FUN FACTS ABOUT THIS STORY:

  1.  After completing this post, I found the movie, “Thief in the Night” on YouTube.  There is a scene in the movie where a little girl goes to the neighbor’s house to borrow a stick of butter for her mom who is baking something.  The next thing you see is her doll and a melting stick of butter on the driveway!!! Freaky!!!!!
  2. It is my firm belief that in the past 24 years since the fateful day my mother left the house without making her bed, she has maintained a perfect 100% bed-making record.
  3. The pattern of my bed-making has no rhyme or reason what-so-ever and is completely random.  Some days I make it and some days I don’t.  My philosophy:  I don’t want to scare my children.

2 responses »

  1. Lol this is too funny for so many reasons!
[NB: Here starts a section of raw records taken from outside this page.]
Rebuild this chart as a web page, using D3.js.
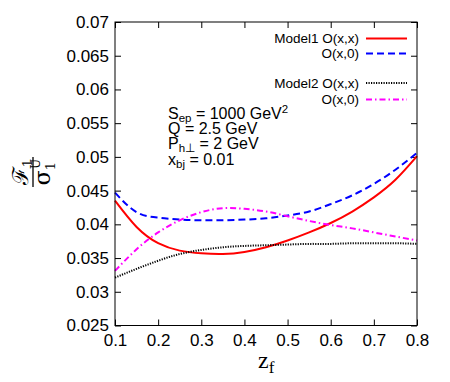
<!DOCTYPE html>
<html lang="en">
<head>
<meta charset="UTF-8">
<title>F1 / sigma1 vs z_f</title>
<script src="https://d3js.org/d3.v7.min.js"></script>
<style>
  body { margin: 0; background: #fff; }
  .tick text { font: 17px "Liberation Sans", Arial, sans-serif; fill: #000; }
  .curve { fill: none; stroke-width: 2px; }
  .leg { font: 13.5px "Liberation Sans", Arial, sans-serif; }
  .note { font: 16px "Liberation Sans", Arial, sans-serif; }
</style>
</head>
<body>
<div id="chart"></div>
<script>
// z_f sample points and curve values
const zf = [0.10, 0.15, 0.20, 0.25, 0.30, 0.35, 0.40, 0.45, 0.50, 0.55, 0.60, 0.65, 0.70, 0.75, 0.80];
const model1Oxx = [0.0435, 0.0396, 0.0372, 0.0361, 0.0357, 0.0356, 0.0359, 0.0366, 0.0376, 0.0388, 0.0402, 0.0419, 0.0440, 0.0466, 0.0501];
const model1Ox0 = [0.0447, 0.0418, 0.0410, 0.0407, 0.0406, 0.0406, 0.0407, 0.0409, 0.0413, 0.0419, 0.0430, 0.0443, 0.0460, 0.0481, 0.0506];
const model2Oxx = [0.0321, 0.0334, 0.0346, 0.0356, 0.0362, 0.0366, 0.0368, 0.0369, 0.0370, 0.0371, 0.0371, 0.0372, 0.0372, 0.0372, 0.0371];
const model2Ox0 = [0.0331, 0.0363, 0.0388, 0.0406, 0.0418, 0.0424, 0.0423, 0.0419, 0.0412, 0.0405, 0.0399, 0.0394, 0.0388, 0.0382, 0.0376];

const xTicks = [0.1, 0.2, 0.3, 0.4, 0.5, 0.6, 0.7, 0.8];
const xTickLabels = ["0.1", "0.2", "0.3", "0.4", "0.5", "0.6", "0.7", "0.8"];
const yTicks = [0.025, 0.03, 0.035, 0.04, 0.045, 0.05, 0.055, 0.06, 0.065, 0.07];
const yTickLabels = ["0.025", "0.03", "0.035", "0.04", "0.045", "0.05", "0.055", "0.06", "0.065", "0.07"];

const series = [
  { name: "Model1 O(x,x)", values: model1Oxx, color: "#ff0000", dash: null },
  { name: "O(x,0)", values: model1Ox0, color: "#0000ff", dash: "7,4" },
  { name: "Model2 O(x,x)", values: model2Oxx, color: "#000000", dash: "1.2,1.3" },
  { name: "O(x,0)", values: model2Ox0, color: "#ff00ff", dash: "6,3,1.5,3" }
];

const W = 450, H = 382;
const margin = { top: 22, right: 33, bottom: 56.5, left: 115 };
const width = W - margin.left - margin.right;
const height = H - margin.top - margin.bottom;

const svg = d3.select("#chart").append("svg")
  .attr("width", W).attr("height", H);
const g = svg.append("g").attr("transform", `translate(${margin.left},${margin.top})`);

const x = d3.scaleLinear().domain([0.1, 0.8]).range([0, width]);
const y = d3.scaleLinear().domain([0.025, 0.07]).range([height, 0]);

// axes, ticks pointing inward on all four sides
g.append("g").attr("transform", `translate(0,${height})`)
  .call(d3.axisBottom(x).tickValues(xTicks).tickSize(-6).tickPadding(8)
    .tickFormat((d, i) => xTickLabels[i]));
g.append("g").call(d3.axisTop(x).tickValues(xTicks).tickSize(-6).tickFormat(""));
g.append("g")
  .call(d3.axisLeft(y).tickValues(yTicks).tickSize(-6).tickPadding(6)
    .tickFormat((d, i) => yTickLabels[i]));
g.append("g").attr("transform", `translate(${width},0)`)
  .call(d3.axisRight(y).tickValues(yTicks).tickSize(-6).tickFormat(""));
g.selectAll(".domain").remove();
g.selectAll(".tick line").attr("stroke", "#000");

const line = d3.line()
  .x((d, i) => x(zf[i]))
  .y(d => y(d))
  .curve(d3.curveNatural);

g.selectAll(".curve").data(series).join("path")
  .attr("class", "curve")
  .attr("d", d => line(d.values))
  .attr("stroke", d => d.color)
  .attr("stroke-dasharray", d => d.dash);

g.append("rect").attr("width", width).attr("height", height)
  .attr("fill", "none").attr("stroke", "#000").attr("stroke-width", 1);

// legend
const legY = [38.5, 53.5, 83, 99.5];
const leg = svg.append("g");
series.forEach((s, i) => {
  leg.append("text").attr("class", "leg")
    .attr("x", 359).attr("y", legY[i]).attr("dy", "0.35em")
    .attr("text-anchor", "end").text(s.name);
  leg.append("line")
    .attr("x1", 366).attr("x2", 407).attr("y1", legY[i]).attr("y2", legY[i])
    .attr("stroke", s.color).attr("stroke-width", 2)
    .attr("stroke-dasharray", s.dash);
});

// kinematics note
const note = svg.append("g").attr("class", "note");
function noteLine(yy, parts) {
  const t = note.append("text").attr("x", 168).attr("y", yy);
  parts.forEach(p => {
    const ts = t.append("tspan").text(p[0]);
    if (p[1] === "sub") ts.attr("font-size", "11.5px").attr("dy", 3);
    if (p[1] === "sup") ts.attr("font-size", "11.5px").attr("dy", -6);
    if (p[1] === "back") ts.attr("dy", p[2]);
  });
}
noteLine(118.5, [["S"], ["ep", "sub"], [" = 1000 GeV", "back", -3], ["2", "sup"]]);
noteLine(133.5, [["Q = 2.5 GeV"]]);
noteLine(149, [["P"], ["h\u22a5", "sub"], [" = 2 GeV", "back", -3]]);
noteLine(165, [["x"], ["bj", "sub"], [" = 0.01", "back", -3]]);

// x label
const xl = svg.append("text").attr("x", 258).attr("y", 368)
  .attr("font-family", "Liberation Serif, serif").attr("font-size", 24);
xl.append("tspan").text("z");
xl.append("tspan").text("f").attr("font-size", 17).attr("dy", 5);

// y label: rotated fraction F1 / sigma1^U
const yl = svg.append("g").attr("transform", "translate(33,172) rotate(-90)")
  .attr("font-family", "DejaVu Serif, serif");
yl.append("line").attr("x1", -15).attr("x2", 15).attr("y1", 0).attr("y2", 0)
  .attr("stroke", "#000").attr("stroke-width", 1.3);
const num = yl.append("text").attr("x", 0).attr("y", -5).attr("text-anchor", "middle")
  .attr("font-size", 22);
num.append("tspan").text("\u2131");
num.append("tspan").text("1").attr("font-size", 13).attr("dy", 4);
const den = yl.append("text").attr("x", 0).attr("y", 17).attr("text-anchor", "middle")
  .attr("font-size", 22);
den.append("tspan").text("\u03c3");
den.append("tspan").text("1").attr("font-size", 13).attr("dy", 5);
den.append("tspan").text("U").attr("font-size", 12).attr("dx", -7).attr("dy", -15);
</script>
</body>
</html>
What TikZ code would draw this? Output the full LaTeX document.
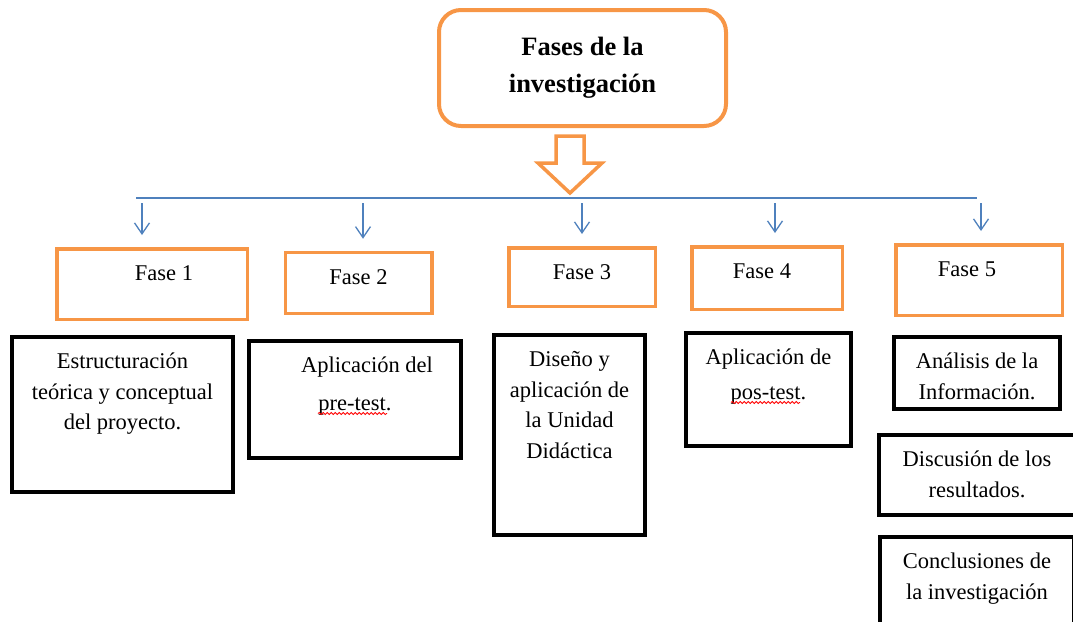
\documentclass[tikz,border=0pt]{standalone}
\usepackage{fontspec}
\setmainfont{Liberation Serif}
\usetikzlibrary{arrows.meta,decorations.pathmorphing}
\definecolor{naranja}{RGB}{247,150,70}
\definecolor{azul}{RGB}{79,129,189}
% caja de texto: ancho, alto, texto arriba
\newcommand\caja[3]{\parbox[c][#2][t]{#1}{\centering\vspace*{10.5pt}\strut #3\par}}
\begin{document}
\begin{tikzpicture}
  [x=1pt,y=-1pt,
   titulo/.style={draw=naranja,line width=4pt,rounded corners=22pt,minimum width=287pt,
     minimum height=116pt,align=center,font=\fontsize{26.5}{37}\selectfont\bfseries},
   fase/.style={draw=naranja,line width=3.5pt,inner sep=0pt,font=\fontsize{22.5}{30.5}\selectfont},
   bloque/.style={draw=black,line width=4pt,inner sep=0pt,font=\fontsize{22.5}{30.5}\selectfont},
   flecha/.style={azul,line width=1.3pt,-{Straight Barb[length=11pt,width=15pt]},
     shorten <=5pt,shorten >=12pt},
   onda/.style={red,line width=0.8pt,decorate,decoration={snake,amplitude=1.1pt,segment length=4pt}}]
  \useasboundingbox (0,0) rectangle (1073,621);
  \node[titulo] (tit) at (582.5,68) {Fases de la\\investigación};
  \draw[naranja,line width=3.5pt] (556,136) -- (584,136) -- (584,163) -- (602,163)
    -- (570,193) -- (538,163) -- (556,163) -- cycle;
  % fases
  \node[fase] (f1) at (152,284) {\caja{190.5pt}{70.5pt}{\hspace*{24pt}Fase 1}};
  \node[fase] (f2) at (358.5,283) {\caja{146.5pt}{61pt}{Fase 2}};
  \node[fase] (f3) at (582,277) {\caja{146.5pt}{58.5pt}{Fase 3}};
  \node[fase] (f4) at (767,278) {\caja{150.5pt}{62.5pt}{Fase 4\hspace*{10pt}}};
  \node[fase] (f5) at (979,280) {\caja{166.5pt}{70.5pt}{Fase 5\hspace*{24pt}}};
  % barra azul
  \coordinate (bi) at (136,198);
  \coordinate (bd) at (977,198);
  \draw[azul,line width=1.3pt] (bi) -- (bd);
  \foreach \x/\f in {142/f1,363/f2,582/f3,775/f4,981/f5}{
    \coordinate (p\f) at (\x,198);
    \draw[flecha] (p\f) -- (p\f |- \f.north);
  }
  % contenidos
  \node[bloque] (b1) at (122.5,414.5) {\caja{221pt}{155pt}{Estructuración\\teórica y conceptual\\del proyecto.}};
  \node[bloque] (b2) at (355,399.5) {\caja{212pt}{117pt}{\hspace*{24pt}Aplicación del\\[7pt]pre-test.}};
  \node[bloque] (b3) at (569.5,435) {\caja{151pt}{200pt}{Diseño y\\aplicación de\\la Unidad\\Didáctica}};
  \node[bloque] (b4) at (768.5,389.5) {\caja{165pt}{113pt}{Aplicación de\\[4pt]pos-test.}};
  \node[bloque] (b5) at (977,373) {\caja{166pt}{72pt}{Análisis de la\\Información.}};
  \node[bloque] (b6) at (977,475) {\caja{196pt}{80pt}{Discusión de los\\resultados.}};
  \node[bloque] (b7) at (977,587.5) {\caja{194pt}{101pt}{Conclusiones de\\la investigación}};
  % subrayado ortografico
  \draw[onda] (318,413.5) -- (387,413.5);
  \draw[onda] (731,402.5) -- (800,402.5);
\end{tikzpicture}
\end{document}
I do believe I was with you when your church showed this movie (unless you were made to go more to more than one showing which is entirely possible with our families) I have lived with the butter scene on a more self righteous nightmare….I always feel I’m responsible for all the little children that are going to be left behind! I also have worphed my children with the wrapping paper on their gifts to mommy must match our tree or they will be hid in the closet HA and I proudly remind them that I learned that from an amazingly talented designer named Judy (no joke about the talent!). I only recently (a couple years back) allowed God to help me let go of this (I was too il to decorate and literally bedridden or He wouldn’t have accomplished it) when my daughter and I made the ugliest tree ever on purpose. We took a table top tree and put anything laying around on it. I think even my kids almost had a nervous breakdown that year because the tree was so embarrassing but we got a good lol. I don’t recommend this and I figured one year of that was enough! Karri you have so many stories that bring back so many memories and make me think and laugh! To this day your mom is still the designer that influenced my career the most (and I’ve met yep Martha Stewart lol not impressed) and your Dad to this day still scares me! Lol WRITE THE FIRST BOOK SOON!